Catholic schools and vocations to the priesthood - The example of Don Bosco


This week, the Catholic Church in the United States of America celebrates Catholic Schools Week. The US Bishops ask us to consider the great blessing which Catholic schools are to our Church and to our community at large.


During Catholic Schools Week, we call to mind the fact that Catholic schools benefit not only the families who send their children there, but the whole Church and all society. Every Catholic, even if he has no children in Catholic schools (even if he has never had children in the schools), should see Catholic schools as his schools – every Catholic benefits from Catholic schools, and every Catholic has a duty of supporting Catholic schools.

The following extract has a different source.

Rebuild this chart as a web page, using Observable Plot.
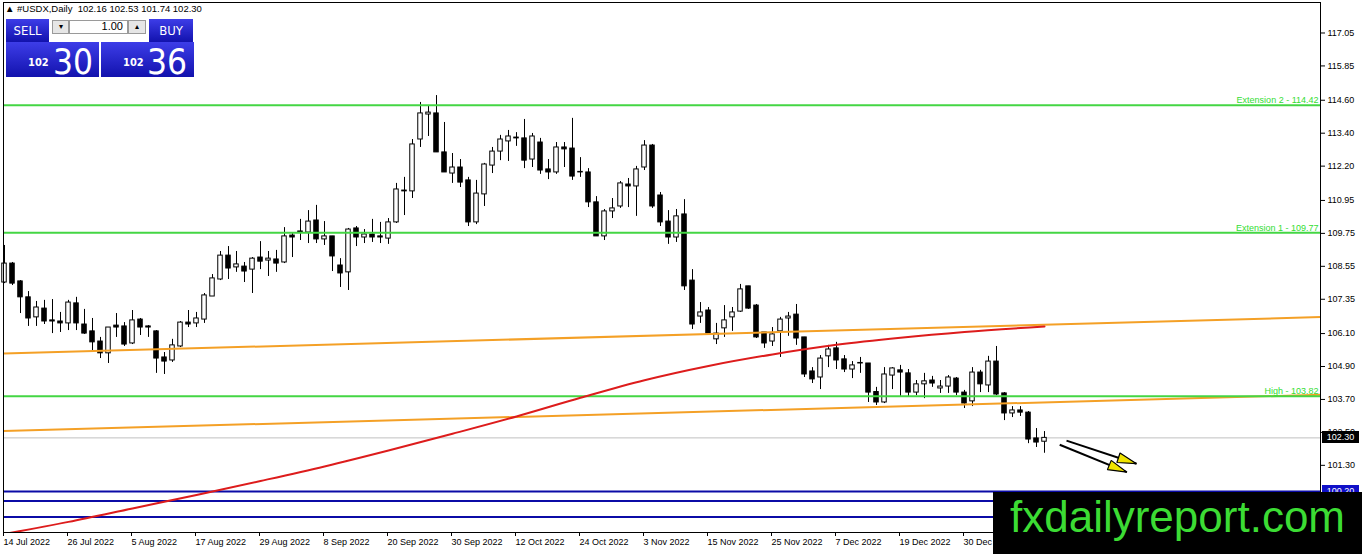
<!DOCTYPE html>
<html><head><meta charset="utf-8">
<script src="https://cdn.jsdelivr.net/npm/d3@7"></script>
<script src="https://cdn.jsdelivr.net/npm/@observablehq/plot@0.6"></script>
<style>
html,body{margin:0;padding:0;background:#fff;}
#wrap{position:relative;width:1362px;height:554px;overflow:hidden;font-family:"Liberation Sans",Arial,sans-serif;}
#wrap svg{position:absolute;left:0;top:0;}
.abs{position:absolute;white-space:pre;}
.hdr{left:5px;top:3px;font-size:9.5px;line-height:12px;color:#000;}
.blue{background:linear-gradient(#3d3de8,#1212ad);color:#fff;}
.btn{text-align:center;font-family:"Liberation Sans Narrow","DejaVu Sans Condensed","Liberation Sans",sans-serif;font-size:13px;line-height:13px;}
.ctl{background:#e6e6e6;border:1px solid #9a9a9a;box-sizing:border-box;font-size:8px;line-height:11px;text-align:center;color:#000;}
.inp{background:#fff;border:1px solid #9a9a9a;box-sizing:border-box;font-size:11px;line-height:11px;text-align:right;padding-right:4px;color:#000;}
.small{font-family:"Liberation Sans Narrow","DejaVu Sans Condensed","Liberation Sans",sans-serif;font-weight:bold;font-size:11px;line-height:11px;color:#fff;}
.big{font-family:"Liberation Sans Narrow","DejaVu Sans Condensed","Liberation Sans",sans-serif;font-size:35px;line-height:35px;color:#fff;}
.tag{left:1322px;width:37px;height:12px;font-size:9px;line-height:12px;color:#fff;text-align:center;}
.logo{left:993px;top:492px;width:369px;height:62px;background:#000;}
.logotext{font-family:"Liberation Sans",Arial,sans-serif;font-size:44px;line-height:44px;color:#3cdc34;}
</style></head>
<body><div id="wrap"></div>
<script>
// ---------- data ----------
const symbolName = "#USDX,Daily";
const headerOHLC = [102.16, 102.53, 101.74, 102.30];

const opens = [107.96,108.65,108.00,107.42,106.69,107.01,106.58,106.54,106.47,107.20,
106.43,106.18,105.81,105.38,106.39,106.36,105.74,106.61,106.36,106.18,
105.23,105.12,105.63,106.50,106.47,106.61,107.45,108.07,108.94,108.51,
108.54,108.43,108.87,108.76,108.80,108.69,109.67,109.82,109.78,110.22,
109.53,109.64,108.58,108.33,109.93,109.60,109.71,109.64,109.56,110.15,
111.31,111.28,113.17,114.08,114.12,112.70,111.93,112.15,111.68,110.15,
111.17,112.22,112.73,113.10,113.24,113.21,112.44,113.06,112.08,111.97,
112.88,112.84,111.99,111.97,110.88,109.64,110.55,110.73,111.53,111.46,
112.15,112.95,111.13,110.18,109.60,110.44,108.03,106.72,106.94,105.89,
106.29,106.69,106.90,107.82,107.12,106.14,105.81,106.18,106.65,106.79,
105.96,104.72,104.50,105.27,105.56,105.16,104.79,105.03,105.01,103.97,
103.59,104.57,104.76,104.65,103.95,104.25,104.39,104.10,104.17,104.46,
103.95,103.63,104.68,104.21,105.08,103.92,103.19,103.30,103.22,102.28,
102.16];
const highs = [109.31,108.69,108.03,107.63,107.27,107.31,107.34,106.87,107.31,107.42,
106.98,106.65,105.96,106.32,106.83,106.50,106.94,106.65,106.39,106.21,
105.41,105.89,106.54,106.94,106.87,107.56,108.25,109.09,109.27,109.09,
108.69,108.87,109.45,109.09,109.13,109.96,109.78,110.26,110.58,110.77,
110.18,109.64,108.83,109.93,110.00,109.89,110.26,110.15,110.29,111.57,
111.79,113.17,114.52,114.41,114.77,113.79,112.66,112.44,111.79,111.68,
112.30,112.88,113.32,113.50,113.42,113.90,113.39,113.21,112.44,113.06,
113.06,113.94,112.51,112.11,111.09,110.62,111.02,111.64,111.75,112.19,
113.13,112.99,111.24,110.58,110.62,110.98,108.43,107.23,107.05,106.47,
107.12,107.05,107.89,107.82,107.16,106.14,106.32,106.69,106.87,107.16,
105.96,104.86,105.30,105.67,105.78,105.30,105.08,105.23,105.01,104.14,
104.86,104.86,104.94,104.79,104.39,104.65,104.54,104.39,104.57,104.50,
104.03,104.86,104.76,105.27,105.63,103.95,103.44,103.44,103.26,102.64,
102.53];
const lows = [107.92,107.85,106.83,106.36,106.36,106.43,106.10,106.14,106.21,106.21,
106.07,105.48,105.19,105.01,105.96,105.63,105.70,106.03,105.96,104.65,
104.61,105.05,105.59,106.32,106.32,106.47,107.45,108.03,108.07,108.33,
107.96,107.56,108.43,108.18,108.33,108.65,108.87,109.49,109.38,109.38,
109.31,108.36,107.78,107.67,109.27,109.38,109.42,109.38,109.35,110.11,
110.40,111.02,112.88,113.28,112.70,111.97,111.57,111.42,110.00,110.07,
110.73,111.93,112.40,112.37,112.92,112.11,112.15,111.90,111.71,111.90,
112.15,111.68,111.79,110.69,109.64,109.49,110.29,110.66,110.69,110.37,
112.04,110.66,110.00,109.35,109.42,107.67,106.25,106.47,106.10,105.70,
105.96,106.18,106.87,106.98,105.92,105.56,105.63,105.23,106.00,105.67,
104.50,104.28,104.06,104.86,104.79,104.68,104.46,104.65,103.59,103.48,
103.55,104.06,103.77,103.77,103.84,103.73,104.14,103.92,103.92,103.84,
103.37,103.44,103.95,103.95,103.84,102.93,103.04,103.08,102.09,101.95,
101.74];
const closes = [108.65,107.92,107.42,106.65,107.05,106.54,106.54,106.47,107.23,106.47,
106.10,105.78,105.38,106.32,106.32,105.70,106.58,106.32,106.32,105.19,
105.08,105.67,106.50,106.43,106.65,107.49,108.11,108.94,108.47,108.62,
108.36,108.83,108.72,108.83,108.65,109.64,109.60,109.78,110.18,109.53,
109.64,108.91,108.29,109.89,109.60,109.71,109.60,109.60,110.15,111.35,
111.28,112.99,114.12,114.15,112.70,111.97,112.15,111.60,110.15,111.20,
112.26,112.73,113.17,113.28,113.21,112.40,113.28,112.04,111.97,112.88,
112.81,111.82,111.97,110.88,109.64,110.55,110.66,111.57,111.46,112.08,
112.95,110.73,110.15,109.60,110.37,107.82,106.43,106.87,106.10,106.10,
106.58,106.87,107.71,107.01,105.96,105.74,106.07,106.61,106.72,105.92,
104.61,104.43,105.19,105.52,105.12,104.79,104.94,105.01,103.95,103.59,
104.61,104.83,104.68,103.95,104.25,104.36,104.28,104.17,104.50,103.95,
103.55,104.68,104.25,105.08,103.88,103.19,103.30,103.22,102.24,102.13,
102.30];

const dateLabelBars = [0,8,16,24,32,40,48,56,64,72,80,88,96,104,112,120];
const dateLabels = ["14 Jul 2022","26 Jul 2022","5 Aug 2022","17 Aug 2022","29 Aug 2022","8 Sep 2022",
"20 Sep 2022","30 Sep 2022","12 Oct 2022","24 Oct 2022","3 Nov 2022","15 Nov 2022","25 Nov 2022",
"7 Dec 2022","19 Dec 2022","30 Dec 2022"];

const priceTicks = [117.05,115.85,114.60,113.40,112.20,110.95,109.75,108.55,107.35,106.10,104.90,103.70,102.50,101.30];

const greenLevels = [114.42, 109.77, 103.82];
const greenNames = ["Extension 2", "Extension 1", "High"];
const blueLevels = [100.35, 100.00, 99.42];
const blueTagText = "100.20";

const maBars = [0,8,16,24,32,40,48,56,64,72,80,88,96,104,112,120,130];
const maValues = [98.80,99.24,99.73,100.22,100.73,101.26,101.84,102.45,103.08,103.76,104.40,104.92,105.34,105.69,105.95,106.16,106.36];

const channelBarStart = [-0.125, -0.125];
const channelBarEnd = [164.5, 164.5];
const channelStart = [105.37, 102.55];
const channelEnd = [106.70, 103.87];

const arrowBarStart = [132.75, 131.9];
const arrowPriceStart = [102.20, 102.05];
const arrowBarEnd = [141.5, 140.3];
const arrowPriceEnd = [101.36, 101.05];

const sellBig = "102", sellSmallDigits = "30";
const buyBig = "102", buySmallDigits = "36";
const lotSize = "1.00";
const logoText = "fxdailyreport.com";

// ---------- build ----------
const bars = opens.map((o, i) => ({i, o, h: highs[i], l: lows[i], c: closes[i]}));
const upBars = bars.filter(d => d.c >= d.o);
const downBars = bars.filter(d => d.c < d.o);
const ma = maBars.map((b, k) => ({b, v: maValues[k]}));
const channels = channelStart.map((v, k) => ({b1: channelBarStart[k], v1: v, b2: channelBarEnd[k], v2: channelEnd[k]}));
const arrows = arrowBarStart.map((b, k) => ({b1: b, v1: arrowPriceStart[k], b2: arrowBarEnd[k], v2: arrowPriceEnd[k]}));
const greens = greenLevels.map((v, k) => ({v, t: `${greenNames[k]} - ${v.toFixed(2)}`}));

function headMarker() {
  const ns = "http://www.w3.org/2000/svg";
  const m = document.createElementNS(ns, "marker");
  m.setAttribute("viewBox", "-22 -8 24 16");
  m.setAttribute("markerWidth", "24");
  m.setAttribute("markerHeight", "16");
  m.setAttribute("markerUnits", "userSpaceOnUse");
  m.setAttribute("orient", "auto");
  m.setAttribute("refX", "0");
  m.setAttribute("refY", "0");
  const p = document.createElementNS(ns, "path");
  p.setAttribute("d", "M-19,-5L0,0L-19,5Z");
  p.setAttribute("fill", "#f0e400");
  p.setAttribute("stroke", "#000");
  p.setAttribute("stroke-width", "1.2");
  m.appendChild(p);
  return m;
}

const W = 0.28;
const chart = Plot.plot({
  width: 1362, height: 554,
  marginLeft: 3, marginRight: 42, marginTop: 2, marginBottom: 22,
  x: {domain: [-0.125, 164.5]},
  y: {domain: [98.853, 118.161]},
  style: {fontFamily: '"Liberation Sans", Arial, sans-serif', fontSize: "9px", color: "#000", background: "#fff", overflow: "visible"},
  marks: [
    Plot.ruleY(blueLevels, {stroke: "#0b0ba6", strokeWidth: 2}),
    Plot.ruleY([headerOHLC[3]], {stroke: "#c0c0c0", strokeWidth: 1}),
    Plot.ruleX(bars, {x: "i", y1: "l", y2: "h", stroke: "#000", strokeWidth: 1}),
    Plot.rect(upBars, {x1: d => d.i - W, x2: d => d.i + W, y1: "o", y2: "c", fill: "#fff", stroke: "#000", strokeWidth: 1}),
    Plot.rect(downBars, {x1: d => d.i - W, x2: d => d.i + W, y1: "o", y2: "c", fill: "#000", stroke: "#000", strokeWidth: 1}),
    Plot.link(channels, {x1: "b1", y1: "v1", x2: "b2", y2: "v2", stroke: "#f4a026", strokeWidth: 2}),
    Plot.ruleY(greenLevels, {stroke: "#44d644", strokeWidth: 2}),
    Plot.text(greens, {y: "v", text: "t", frameAnchor: "right", textAnchor: "end", lineAnchor: "bottom", dx: -2, dy: -2, fill: "#33dd33", fontSize: 9}),
    Plot.line(ma, {x: "b", y: "v", stroke: "#dd1c1c", strokeWidth: 2, curve: "monotone-x", clip: true}),
    Plot.link(arrows, {x1: "b1", y1: "v1", x2: "b2", y2: "v2", stroke: "#000", strokeWidth: 2, markerEnd: headMarker}),
    Plot.frame({stroke: "#000"}),
    Plot.axisX(dateLabelBars, {anchor: "bottom", tickSize: 4, tickPadding: 2, textAnchor: "start", dx: -1,
      tickFormat: d => dateLabels[dateLabelBars.indexOf(d)], label: null}),
    Plot.axisY(priceTicks, {anchor: "right", tickSize: 4, tickPadding: 3, tickFormat: d => d.toFixed(2), label: null})
  ]
});

const wrap = document.getElementById("wrap");
wrap.appendChild(chart);
const ys = chart.scale("y");

function el(cls, styleObj, text) {
  const d = document.createElement("div");
  d.className = "abs " + cls;
  Object.assign(d.style, styleObj);
  if (text != null) d.textContent = text;
  wrap.appendChild(d);
  return d;
}

// header
el("hdr", {}, "\u25B2 " + symbolName + "  " + headerOHLC.map(v => v.toFixed(2)).join(" "));

// trade panel
el("blue btn", {left: "6px", top: "19px", width: "43px", height: "23px", paddingTop: "5px", boxSizing: "border-box"}, "SELL");
el("blue btn", {left: "149px", top: "19px", width: "44px", height: "23px", paddingTop: "5px", boxSizing: "border-box"}, "BUY");
el("ctl", {left: "52px", top: "20px", width: "17px", height: "14px"}, "\u25BE");
el("inp", {left: "69px", top: "20px", width: "59px", height: "14px"}, lotSize);
el("ctl", {left: "128px", top: "20px", width: "18px", height: "14px"}, "\u25B4");
el("blue", {left: "6px", top: "42px", width: "93px", height: "35px"});
el("blue", {left: "101px", top: "42px", width: "93px", height: "35px"});
el("small", {left: "28px", top: "57px"}, sellBig);
el("big", {left: "53px", top: "45px"}, sellSmallDigits);
el("small", {left: "123px", top: "57px"}, buyBig);
el("big", {left: "147px", top: "45px"}, buySmallDigits);

// price tags on axis (they cover part of the neighbouring axis labels, as in the original)
el("tag", {top: (ys.apply(headerOHLC[3]) - 6) + "px", background: "#000"}, headerOHLC[3].toFixed(2));
el("tag", {top: (ys.apply(blueLevels[0]) - 6) + "px", background: "#1010c8"}, blueTagText);

// logo
el("logo", {});
el("logotext", {left: "1010px", top: "495px"}, logoText);
</script>
</body></html>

Today, I would like to point out one way in which every Catholic benefits from Catholics schools: Catholic schools produce vocations to the priesthood and religious life. It is particularly fitting that we consider this benefit today, the feast of St. John Bosco – the schools which he founded produced over six thousand vocations to the priesthood during his life-time (and countless more since his death).



St. John Bosco inspired over 6,000 vocations to the priesthood before his death
St. John Bosco, the founder of the Salesian Society, was born in a small hamlet near Catelnuovo, Piedmont, Italy on 16 August 1815. He died on 31 January 1888, and was canonized by Pope Pius XI in 1934.
Don Bosco was filled with a great charity for the poor boys of Turin and other cities, and so he dedicated his life to the education and care of street children, delinquents and other poor youths. His devotion to St. Francis de Sales (which led him to dedicate his society to this great Doctor of the Church) directed him to employ gentler teaching methods based on love and kindness rather than punishment.
In addition to providing good education, safety, and religious instruction to the boys, St. John Bosco’s schools provided the young men with the opportunity of discerning a vocation to the priesthood or religious life. The statistics are amazing:
“At the time of Don Bosco's death in 1888 there were 250 houses of the Salesian Society in all parts of the world, containing 130,000 children, and from which there annually went out 18,000 finished apprentices. […] Up to 1888 over six thousand priests had gone forth from Don Bosco's institutions, 1,200 of whom had remained in the society.” (From the Catholic Encyclopedia)
It is often said that a priest may be happy if he helps two young men to discern a call to the priesthood – one to replace himself, and another to serve for the expansion of the Church. St. John Bosco directly helped six thousand young men to answer the call! All this was possible only through the Catholic schools that Don Bosco founded. Who can doubt the importance of Catholic schools?